His football career has been marked by transition. The 6-foot-2, 290-pounder has added 30 pounds since coming into the Texas program after playing running back and linebacker at Doherty High School in Colorado Springs. While there, he was named by the Rocky Mountain News as the top defensive player in the state and he also produced 3,325 yards rushing in his high-school career.

Those numbers and his production led to a spirited recruiting battle. The Longhorns finally won out over a cast of suitors that also included USC, Colorado, Nebraska, Oklahoma, Michigan and LSU.

The son of two ministers, Houston was born in San Francisco and lived in California until he moved to Colorado Springs when he was 9 years old.

He is a rare player among the Longhorns coming from out of state. Only seven members of the team come from outside Texas. And among key players, only Houston, tight end Blaine Irby (Camarillo, Calif.), Alexander (Anderson, S.C.) and safety Nolan Brewster (Denver, Colo.) are from outside the Lone Star State.

The Longhorns under Mack Brown have traditionally relied on less out-of-state talent on their roster than any other major national power.

Being around all of the Texans on the Longhorns' roster prompted some good-natured kidding from his teammates when Houston arrived on the team.
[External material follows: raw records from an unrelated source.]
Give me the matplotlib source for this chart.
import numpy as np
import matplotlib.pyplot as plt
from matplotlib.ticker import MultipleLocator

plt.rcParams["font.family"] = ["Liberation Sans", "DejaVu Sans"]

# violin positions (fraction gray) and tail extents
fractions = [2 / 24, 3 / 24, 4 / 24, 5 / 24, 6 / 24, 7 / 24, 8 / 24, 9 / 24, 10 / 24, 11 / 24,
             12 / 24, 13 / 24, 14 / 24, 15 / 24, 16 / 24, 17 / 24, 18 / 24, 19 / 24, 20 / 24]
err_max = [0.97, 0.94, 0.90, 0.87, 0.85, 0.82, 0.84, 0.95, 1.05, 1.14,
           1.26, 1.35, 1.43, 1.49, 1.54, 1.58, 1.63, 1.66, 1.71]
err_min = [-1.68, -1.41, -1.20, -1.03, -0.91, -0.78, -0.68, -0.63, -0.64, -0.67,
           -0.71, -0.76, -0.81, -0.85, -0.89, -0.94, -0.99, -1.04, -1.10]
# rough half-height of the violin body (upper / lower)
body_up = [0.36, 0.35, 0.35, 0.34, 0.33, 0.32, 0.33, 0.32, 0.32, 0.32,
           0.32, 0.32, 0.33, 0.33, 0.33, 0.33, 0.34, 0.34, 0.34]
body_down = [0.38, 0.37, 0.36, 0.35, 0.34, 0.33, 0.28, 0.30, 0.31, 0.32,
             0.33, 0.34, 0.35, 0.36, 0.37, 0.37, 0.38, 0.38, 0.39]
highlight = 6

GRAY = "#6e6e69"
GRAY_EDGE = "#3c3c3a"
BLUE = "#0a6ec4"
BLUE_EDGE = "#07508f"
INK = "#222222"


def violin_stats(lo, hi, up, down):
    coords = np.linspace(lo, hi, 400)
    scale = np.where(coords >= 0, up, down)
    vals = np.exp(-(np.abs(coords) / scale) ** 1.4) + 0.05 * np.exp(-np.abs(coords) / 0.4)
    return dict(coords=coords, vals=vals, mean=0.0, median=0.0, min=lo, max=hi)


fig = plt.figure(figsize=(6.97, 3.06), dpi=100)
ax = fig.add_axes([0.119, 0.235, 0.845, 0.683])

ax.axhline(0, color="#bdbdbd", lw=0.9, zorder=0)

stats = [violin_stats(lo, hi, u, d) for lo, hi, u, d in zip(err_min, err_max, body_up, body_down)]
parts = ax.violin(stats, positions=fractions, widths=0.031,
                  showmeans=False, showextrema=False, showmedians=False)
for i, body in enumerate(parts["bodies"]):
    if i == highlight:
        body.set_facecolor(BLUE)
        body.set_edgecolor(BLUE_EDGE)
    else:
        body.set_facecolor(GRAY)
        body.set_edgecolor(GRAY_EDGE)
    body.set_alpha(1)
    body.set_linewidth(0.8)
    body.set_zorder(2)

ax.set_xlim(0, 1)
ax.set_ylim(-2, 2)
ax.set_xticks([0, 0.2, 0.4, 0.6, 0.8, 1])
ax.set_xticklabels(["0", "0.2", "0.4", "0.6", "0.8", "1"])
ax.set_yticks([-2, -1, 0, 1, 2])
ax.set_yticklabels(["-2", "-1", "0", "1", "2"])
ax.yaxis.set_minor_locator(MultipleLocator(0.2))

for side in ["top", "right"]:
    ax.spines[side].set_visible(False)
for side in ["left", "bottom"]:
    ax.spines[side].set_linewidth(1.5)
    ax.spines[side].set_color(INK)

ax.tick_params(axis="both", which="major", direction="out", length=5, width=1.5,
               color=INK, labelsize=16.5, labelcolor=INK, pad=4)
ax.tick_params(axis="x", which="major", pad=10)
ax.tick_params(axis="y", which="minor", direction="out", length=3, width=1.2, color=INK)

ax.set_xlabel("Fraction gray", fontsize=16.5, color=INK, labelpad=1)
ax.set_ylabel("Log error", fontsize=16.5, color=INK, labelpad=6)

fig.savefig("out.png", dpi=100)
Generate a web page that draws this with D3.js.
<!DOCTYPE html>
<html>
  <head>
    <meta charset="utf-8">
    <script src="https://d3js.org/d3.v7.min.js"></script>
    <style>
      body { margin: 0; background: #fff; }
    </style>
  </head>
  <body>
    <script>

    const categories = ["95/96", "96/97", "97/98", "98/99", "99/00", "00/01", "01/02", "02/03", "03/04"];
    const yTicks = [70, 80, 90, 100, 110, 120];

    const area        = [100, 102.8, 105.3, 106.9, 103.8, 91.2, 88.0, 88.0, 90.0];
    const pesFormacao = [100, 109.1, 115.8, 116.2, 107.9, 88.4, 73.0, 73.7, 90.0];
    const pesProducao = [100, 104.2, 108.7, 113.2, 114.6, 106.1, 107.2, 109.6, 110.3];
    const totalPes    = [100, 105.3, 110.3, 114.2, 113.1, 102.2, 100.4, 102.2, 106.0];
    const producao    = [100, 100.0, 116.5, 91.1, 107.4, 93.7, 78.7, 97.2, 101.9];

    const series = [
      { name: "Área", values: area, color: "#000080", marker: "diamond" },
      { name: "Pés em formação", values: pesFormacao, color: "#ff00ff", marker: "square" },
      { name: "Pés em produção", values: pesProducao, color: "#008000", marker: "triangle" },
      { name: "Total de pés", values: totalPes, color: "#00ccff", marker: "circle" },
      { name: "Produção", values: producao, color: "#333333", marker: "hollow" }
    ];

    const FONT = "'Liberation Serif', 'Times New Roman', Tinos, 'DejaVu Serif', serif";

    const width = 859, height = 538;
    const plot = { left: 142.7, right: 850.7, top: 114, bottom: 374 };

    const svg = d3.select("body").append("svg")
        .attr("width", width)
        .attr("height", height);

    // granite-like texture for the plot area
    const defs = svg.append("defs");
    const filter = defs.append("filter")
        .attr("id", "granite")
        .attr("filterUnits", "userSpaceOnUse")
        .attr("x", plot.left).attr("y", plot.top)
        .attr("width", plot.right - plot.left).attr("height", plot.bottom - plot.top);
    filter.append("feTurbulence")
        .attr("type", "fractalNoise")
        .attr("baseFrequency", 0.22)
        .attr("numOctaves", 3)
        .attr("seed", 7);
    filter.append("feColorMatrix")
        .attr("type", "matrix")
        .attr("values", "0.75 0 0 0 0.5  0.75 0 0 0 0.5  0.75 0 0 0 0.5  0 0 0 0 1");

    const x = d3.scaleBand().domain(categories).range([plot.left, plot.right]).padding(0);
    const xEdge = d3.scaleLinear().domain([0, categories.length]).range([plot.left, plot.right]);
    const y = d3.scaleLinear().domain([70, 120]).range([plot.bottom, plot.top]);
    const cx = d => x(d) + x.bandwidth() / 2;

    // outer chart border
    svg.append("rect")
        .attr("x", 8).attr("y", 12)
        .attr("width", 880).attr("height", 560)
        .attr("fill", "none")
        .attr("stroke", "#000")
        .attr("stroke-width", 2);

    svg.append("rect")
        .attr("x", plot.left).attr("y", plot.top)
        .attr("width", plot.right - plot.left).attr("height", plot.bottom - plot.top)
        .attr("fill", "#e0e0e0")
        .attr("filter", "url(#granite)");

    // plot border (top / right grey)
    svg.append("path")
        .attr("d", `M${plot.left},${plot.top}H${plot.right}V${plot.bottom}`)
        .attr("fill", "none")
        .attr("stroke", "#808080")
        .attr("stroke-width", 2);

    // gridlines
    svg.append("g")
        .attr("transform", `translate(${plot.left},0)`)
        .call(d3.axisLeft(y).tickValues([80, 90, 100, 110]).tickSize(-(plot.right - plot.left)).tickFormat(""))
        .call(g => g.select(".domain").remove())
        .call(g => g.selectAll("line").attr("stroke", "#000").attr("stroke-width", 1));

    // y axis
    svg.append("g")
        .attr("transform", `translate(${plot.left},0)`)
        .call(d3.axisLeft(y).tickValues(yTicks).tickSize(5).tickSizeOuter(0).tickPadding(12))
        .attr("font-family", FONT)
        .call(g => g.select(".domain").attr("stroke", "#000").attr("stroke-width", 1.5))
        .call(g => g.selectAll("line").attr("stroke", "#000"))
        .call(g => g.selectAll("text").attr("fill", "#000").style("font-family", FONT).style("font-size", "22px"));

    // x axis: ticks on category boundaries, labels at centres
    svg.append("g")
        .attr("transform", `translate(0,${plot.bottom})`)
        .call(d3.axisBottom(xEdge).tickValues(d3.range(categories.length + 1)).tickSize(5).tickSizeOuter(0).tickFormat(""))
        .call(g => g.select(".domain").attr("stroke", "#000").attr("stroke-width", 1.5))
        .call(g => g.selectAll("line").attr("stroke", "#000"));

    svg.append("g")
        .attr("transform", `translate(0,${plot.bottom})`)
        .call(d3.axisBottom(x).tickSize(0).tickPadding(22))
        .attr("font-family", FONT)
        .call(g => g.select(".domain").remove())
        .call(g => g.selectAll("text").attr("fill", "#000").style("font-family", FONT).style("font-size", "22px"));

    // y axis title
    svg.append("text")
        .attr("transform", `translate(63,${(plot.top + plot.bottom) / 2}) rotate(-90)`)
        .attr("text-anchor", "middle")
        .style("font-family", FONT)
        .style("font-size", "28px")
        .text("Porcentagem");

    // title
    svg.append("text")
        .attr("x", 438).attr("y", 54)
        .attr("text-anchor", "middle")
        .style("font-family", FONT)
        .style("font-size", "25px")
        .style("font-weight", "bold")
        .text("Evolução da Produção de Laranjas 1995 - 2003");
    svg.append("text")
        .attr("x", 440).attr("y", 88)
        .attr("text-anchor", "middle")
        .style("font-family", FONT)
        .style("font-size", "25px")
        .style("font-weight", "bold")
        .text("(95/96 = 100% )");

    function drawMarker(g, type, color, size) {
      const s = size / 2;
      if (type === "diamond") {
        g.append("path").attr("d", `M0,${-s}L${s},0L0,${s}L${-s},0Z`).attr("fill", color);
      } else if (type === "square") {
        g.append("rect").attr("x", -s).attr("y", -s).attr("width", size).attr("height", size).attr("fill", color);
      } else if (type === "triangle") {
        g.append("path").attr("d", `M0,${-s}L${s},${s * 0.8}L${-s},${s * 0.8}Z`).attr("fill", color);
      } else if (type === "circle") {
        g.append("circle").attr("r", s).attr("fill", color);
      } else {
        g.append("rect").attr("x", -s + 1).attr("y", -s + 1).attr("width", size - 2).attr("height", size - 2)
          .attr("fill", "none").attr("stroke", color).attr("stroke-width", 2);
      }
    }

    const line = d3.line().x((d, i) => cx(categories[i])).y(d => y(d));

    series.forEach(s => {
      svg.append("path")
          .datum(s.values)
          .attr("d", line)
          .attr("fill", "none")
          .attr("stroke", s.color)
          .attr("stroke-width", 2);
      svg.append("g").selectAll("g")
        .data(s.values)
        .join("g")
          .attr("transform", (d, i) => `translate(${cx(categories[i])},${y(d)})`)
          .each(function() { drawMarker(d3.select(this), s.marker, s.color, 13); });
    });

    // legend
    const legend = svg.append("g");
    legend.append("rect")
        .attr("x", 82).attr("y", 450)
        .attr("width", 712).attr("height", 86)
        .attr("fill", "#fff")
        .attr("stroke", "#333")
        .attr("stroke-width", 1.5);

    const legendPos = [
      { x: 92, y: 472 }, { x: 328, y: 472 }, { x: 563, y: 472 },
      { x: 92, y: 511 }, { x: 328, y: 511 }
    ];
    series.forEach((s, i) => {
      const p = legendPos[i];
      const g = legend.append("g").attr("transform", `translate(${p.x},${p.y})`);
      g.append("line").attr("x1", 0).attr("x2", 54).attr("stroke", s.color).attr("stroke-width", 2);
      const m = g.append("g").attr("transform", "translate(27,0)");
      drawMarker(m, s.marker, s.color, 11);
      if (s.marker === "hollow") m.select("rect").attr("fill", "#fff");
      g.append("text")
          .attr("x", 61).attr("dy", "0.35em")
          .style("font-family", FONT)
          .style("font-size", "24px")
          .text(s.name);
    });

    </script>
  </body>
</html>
"I know when I got here it took a little getting used to," Houston said. "Calling it a sense of pride is probably being a little nice. With some people it's pride, and with others, it's just arrogance."

But after several years in Austin around his teammates, he's now considered a Texan -- albeit a naturalized one.

"The people in Texas are different -- it's a very prideful state. And I had to get used to the statement that everything is bigger and better down here," Houston said, chuckling. "But after I've been down here for awhile, it's easy to see why they say it."